Results are presented from a computer simulation of the dynamics of a model S_N1 reaction in water, very loosely based on the reaction t‐BuCl→t‐Bu⁺+Cl⁻. Two diabatic electronic states are considered, covalent and ionic, which cross in the presence of the polar solvent. The curve crossing is treated in the electronically adiabatic limit, which gives rise to coupled reagent and solvent dynamics involving a mixed covalent/ionic adiabatic potential surface. The reaction dynamics are analyzed in terms of a simple solute reaction coordinate defined to be the t‐Bu to Cl separation distance. By employing constraint dynamics techniques, the potential of mean force is determined as a function of this reaction coordinate.

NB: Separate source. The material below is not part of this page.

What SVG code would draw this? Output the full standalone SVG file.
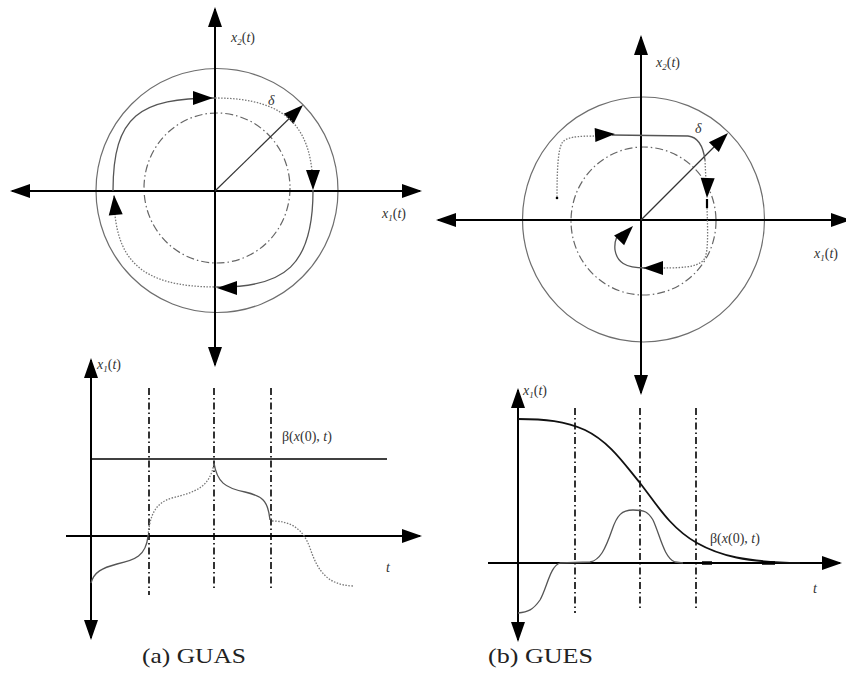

The time evolution of the reaction is followed in terms of the full molecular dynamics of all reagent and solvent atoms. Beginning with the largely covalently bound reactant t‐BuCl, the following was observed: (i) how energy flows out of the water solvent bath into a solvent–reactant fluctuation driving the system to the top of the barrier, (ii) how barrier recrossings lower the reaction rate below the transition state theory prediction, and (iii) how the products slide down the barrier toward separated t‐Bu⁺ and Cl⁻, dissipating their excess energy back into the solvent. The calculated transmission coefficient measuring the departure of the rate constant from its transition state theory value is 0.53±0.04. This is found to agree with the Grote–Hynes theory prediction, and also with its nonadiabatic solvation, frozen solvent limit, to within the estimated error bars. By contrast, Kramers’ theory incorrectly predicts a much smaller value.